Le vieux pont était repérable immédiatement dans le paysage en raison des masures médiévales qui, outre les deux tours, le surmontaient au dessus de l’Arc des Merveilles Les anciennes chroniques appelaient la première arche de ce pont (du côté de Saint-Nizier), l’Arc Merveilleux, en raison de l’antique fête des Merveilles, durant laquelle des bœufs ou des taureaux étaient projetés dans la Saône, puis récupérés par des mariniers qui les abattaient, à l’endroit même qui donna son nom à la rue Ecorche-Bœuf. Cette fête était le prétexte, pour les diverses corporations d’exhiber les pièces maîtresses de leurs métiers (mirabilia opera) et pour l’Église de célébrer ses quarante-huit martyrs (Fête des Miracles) à l’occasion de processions navales reliant Vaise à Ainay. Le Clergé avait ses bateaux, les autorités civiles avaient les leurs, parmi lequel le célèbre Bucentaure ou paradait l’élite de la jeunesse. Jusque vers la fin du XIIème siècle, elle se déroulait de manière fixe, tous les 2 juin. Au XIIIème siècle, elle fut reportée au mardi avant Saint-Jean. La fête des Merveilles, à la fois païenne et sacrée, connut à partir du quatorzième siècle de nombreux débordements et finit par être abandonnée en raison des rixes, blessures et homicides qu’elle occasionnait. C’est aussi du haut de l’Arche des Merveilles que la bande des souffleurs jeta longtemps dans le courant de la Saône un mannequin nommé Carmentran, qui symbolisait la fin du carnaval de Mardi-Gras.En souvenir de la peste de 1628, un café mitoyen ayant adpté l'enseigne d'un squelette embouchant une tropette, on surnomma la partie du quai qui longeait cette arche ( cf. gravure) La Mort qui Trompe. A moins que ce nom ne provînt d'un passage partculièrement dangereux de la rivière, tout autaant pour le snageurs que pour les manoeuvres desmarinirs. Les avis divergent. .
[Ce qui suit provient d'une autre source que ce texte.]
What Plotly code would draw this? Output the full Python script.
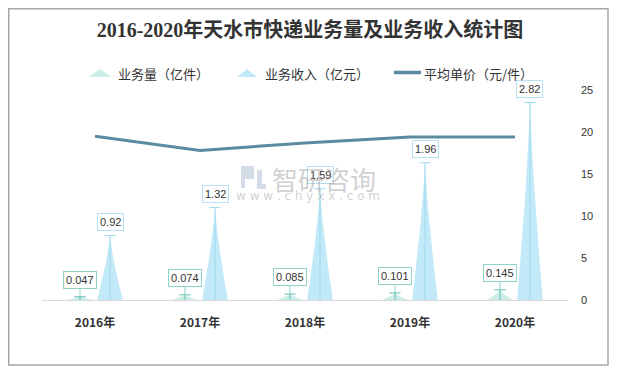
import plotly.graph_objects as go

years = ["2016年", "2017年", "2018年", "2019年", "2020年"]
volume = [0.047, 0.074, 0.085, 0.101, 0.145]      # 业务量（亿件）
revenue = [0.92, 1.32, 1.59, 1.96, 2.82]         # 业务收入（亿元）
avg_price = [19.5, 17.8, 18.7, 19.4, 19.4]       # 平均单价（元/件）
right_ticks = [0, 5, 10, 15, 20, 25]
legend_names = ["业务量（亿件）", "业务收入（亿元）", "平均单价（元/件）"]

W, H = 609, 360
ML, MR, MT, MB = 34, 49, 82, 68
PW, PH = W - ML - MR, H - MT - MB


def pxx(x):
    return (x - ML) / PW


def pxy(y):
    return (H - MB - y) / PH


OFF = 0.143
HALF = 0.122
N_SEG = 12
EXP = 1.3

vol_fill = "#cdeee8"
vol_edge = "#5fc0b0"
rev_fill = "#c2e9f8"
rev_edge = "#9fd8ee"
line_col = "#5a8ba1"


def spike_path(xc, v):
    xs, ys = [], []
    for k in range(N_SEG + 1):
        h = k / N_SEG
        xs.append(xc - HALF * (1 - h) ** EXP)
        ys.append(v * h)
    for k in range(N_SEG - 1, -1, -1):
        h = k / N_SEG
        xs.append(xc + HALF * (1 - h) ** EXP)
        ys.append(v * h)
    xs.append(None)
    ys.append(None)
    return xs, ys


fig = go.Figure()

for vals, off, fill, edge in [(volume, -OFF, vol_fill, vol_edge), (revenue, OFF, rev_fill, rev_edge)]:
    px, py, cx, cy = [], [], [], []
    for i, v in enumerate(vals):
        a, b = spike_path(i + off, v)
        px += a
        py += b
        cx += [i + off, i + off, None]
        cy += [0, v, None]
    fig.add_trace(go.Scatter(x=px, y=py, mode="lines", fill="toself", fillcolor=fill,
                             line=dict(width=0, color=fill), showlegend=False,
                             hoverinfo="skip", yaxis="y"))
    fig.add_trace(go.Scatter(x=cx, y=cy, mode="lines", line=dict(width=1, color=edge),
                             showlegend=False, hoverinfo="skip", yaxis="y"))
    fig.add_trace(go.Scatter(x=[i + off for i in range(len(vals))], y=vals, mode="markers",
                             marker=dict(symbol="line-ew", size=8, line=dict(width=1, color=edge)),
                             showlegend=False, hoverinfo="skip", yaxis="y"))

fig.add_trace(go.Scatter(x=list(range(len(years))), y=avg_price, mode="lines",
                         name=legend_names[2], line=dict(color=line_col, width=3),
                         yaxis="y2", showlegend=False))

txt_font = dict(size=11, color="#333333", family="Liberation Sans, Arial")
annos = []
for i, v in enumerate(revenue):
    annos.append(dict(x=i + OFF, y=v, xref="x", yref="y", text=f"{v:.2f}", showarrow=False,
                      yshift=14, bgcolor="rgba(255,255,255,0.9)", bordercolor="#b5e2f3",
                      borderwidth=1, borderpad=2, font=txt_font))
for i, v in enumerate(volume):
    annos.append(dict(x=i - OFF, y=v, xref="x", yref="y", text=f"{v:g}", showarrow=True,
                      ax=0, ay=-17, arrowhead=0, arrowwidth=1, arrowcolor="#8fd3c8",
                      bgcolor="white", bordercolor="#8fd3c8", borderwidth=1, borderpad=2,
                      font=txt_font))

# watermark
wm = "rgba(150,150,150,0.45)"
annos.append(dict(x=pxx(316), y=pxy(170), xref="paper", yref="paper", text="智研咨询",
                  showarrow=False, font=dict(size=26, color=wm, family="Noto Sans CJK SC")))
annos.append(dict(x=pxx(300), y=pxy(188), xref="paper", yref="paper",
                  text="w w w . c h y x x . c o m", showarrow=False,
                  font=dict(size=12, color=wm, family="DejaVu Sans")))

# manual legend texts
leg_font = dict(size=13, color="#333333", family="Noto Sans CJK SC")
for name, x0 in zip(legend_names, [108, 255, 414]):
    annos.append(dict(x=pxx(x0), y=pxy(65), xref="paper", yref="paper", text=name,
                      showarrow=False, xanchor="left", yanchor="middle", font=leg_font))

shapes = [
    # outer frame
    dict(type="rect", xref="paper", yref="paper", x0=pxx(0.75), x1=pxx(600), y0=pxy(357),
         y1=pxy(0.75), line=dict(color="#a6a6a6", width=1.5), fillcolor="rgba(0,0,0,0)",
         layer="below"),
    # legend icons
    dict(type="path", xref="paper", yref="paper",
         path=f"M {pxx(80)},{pxy(69)} L {pxx(92)},{pxy(61)} L {pxx(104)},{pxy(69)} Z",
         fillcolor=vol_fill, line=dict(width=0)),
    dict(type="path", xref="paper", yref="paper",
         path=f"M {pxx(229)},{pxy(69)} L {pxx(239)},{pxy(61)} L {pxx(249)},{pxy(69)} Z",
         fillcolor=rev_fill, line=dict(width=0)),
    dict(type="line", xref="paper", yref="paper", x0=pxx(386), x1=pxx(413), y0=pxy(64.5),
         y1=pxy(64.5), line=dict(color=line_col, width=3.5)),
    # watermark logo (simplified)
    dict(type="path", xref="paper", yref="paper",
         path=(f"M {pxx(233)},{pxy(158)} L {pxx(246)},{pxy(158)} L {pxx(246)},{pxy(171)} "
               f"L {pxx(237)},{pxy(171)} L {pxx(237)},{pxy(180)} L {pxx(233)},{pxy(180)} Z"),
         fillcolor="rgba(170,185,210,0.5)", line=dict(width=0)),
    dict(type="path", xref="paper", yref="paper",
         path=(f"M {pxx(249)},{pxy(162)} L {pxx(254)},{pxy(162)} L {pxx(254)},{pxy(176)} "
               f"L {pxx(258)},{pxy(176)} L {pxx(258)},{pxy(181)} L {pxx(249)},{pxy(181)} Z"),
         fillcolor="rgba(170,185,210,0.5)", line=dict(width=0)),
]

fig.update_layout(
    width=W, height=H,
    margin=dict(l=ML, r=MR, t=MT, b=MB, autoexpand=False),
    paper_bgcolor="white", plot_bgcolor="white",
    title=dict(text="<b>2016-2020年天水市快递业务量及业务收入统计图</b>", x=302 / W,
               xanchor="center", y=1 - 22 / H, yanchor="middle",
               font=dict(size=20, color="#333333", family="Liberation Serif, Noto Sans CJK SC")),
    showlegend=False,
    xaxis=dict(range=[-0.505, 4.505], tickvals=list(range(len(years))), ticktext=years,
               showgrid=False, zeroline=False, showline=True, linecolor="#d9d9d9", linewidth=1,
               ticks="", ticklabelstandoff=12,
               tickfont=dict(size=12, color="#333333", family="Noto Sans CJK SC", weight="bold")),
    yaxis=dict(range=[0, 3], visible=False, fixedrange=True),
    yaxis2=dict(range=[0, 25], overlaying="y", side="right", tickvals=right_ticks,
                showgrid=False, zeroline=False, showline=False, ticks="", ticklabelstandoff=12,
                tickfont=dict(size=11, color="#333333", family="Liberation Sans, Arial")),
    annotations=annos,
    shapes=shapes,
)

fig.write_html("out.html")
C’est tout naturellement en des points stratégiques de la ville que les échevins, lorsqu’ils placèrent officiellement la ville sous la protection de Marie le 12 Mars 1643, s’engagèrent à élever deux statues de la Vierge en marbre blanc. L’une devait être placée sur la place du Change, l’autre, précisément, au milieu de ce pont de Saône que tout un chacun empruntait, « sous un petit dôme triangulaire composé de trois petites arcades de la largeur de trois pieds sur six de hauteur ». La délibération des cinq échevins précise que l’arcade faisant face au côté de midi «sera enrichie de deux petites colonnes de pierre noire polie », et le reste du dôme « de même pierre noire sans polissure ».
Le monument commémoratif du Pont de Saône fut commandé le 23 janvier 1659 au sculpteur Mimerel et édifié en 1662 « sur l’avant-bec de la quatrième pile du côté de Saint-Nizier, où précédemment il existait une croix en pierre indiquée sur les plans de Simon Maupin de 1625 et de 1659 » (1) Les circonstances de la disparition de la Vierge de Mimerel du pont de Saône et celles de son transfert jusqu'à la chapelle de l'Hôtel Dieu, où elle passe pour miraculeuse, sont mal connues. Grisard rapporte une légende selon laquelle la Vierge elle-même aurait décidé de son nouvel emplacement :
« La statue de la Vierge qui était sur le pont de pierre de Saône ayant été fracturée, on en plaça les débris sur un chariot attelé de deux bœufs, pensant les faire disparaître en les transportant au loin. Mais arrivé devant l’entrée de l’Hôpital, l’attelage refusant d’avancer malgré les efforts e son conducteur, on crut voir dans ce comportement le désir exprimé par la Mère de miséricorde pour faire admettre sa statue dans l’asile réservé au malheur et à la souffrance, et sur le champ, sans autrement délibérer, on transporta le chargement dans l’intérieur de l’Hôtel-Dieu ».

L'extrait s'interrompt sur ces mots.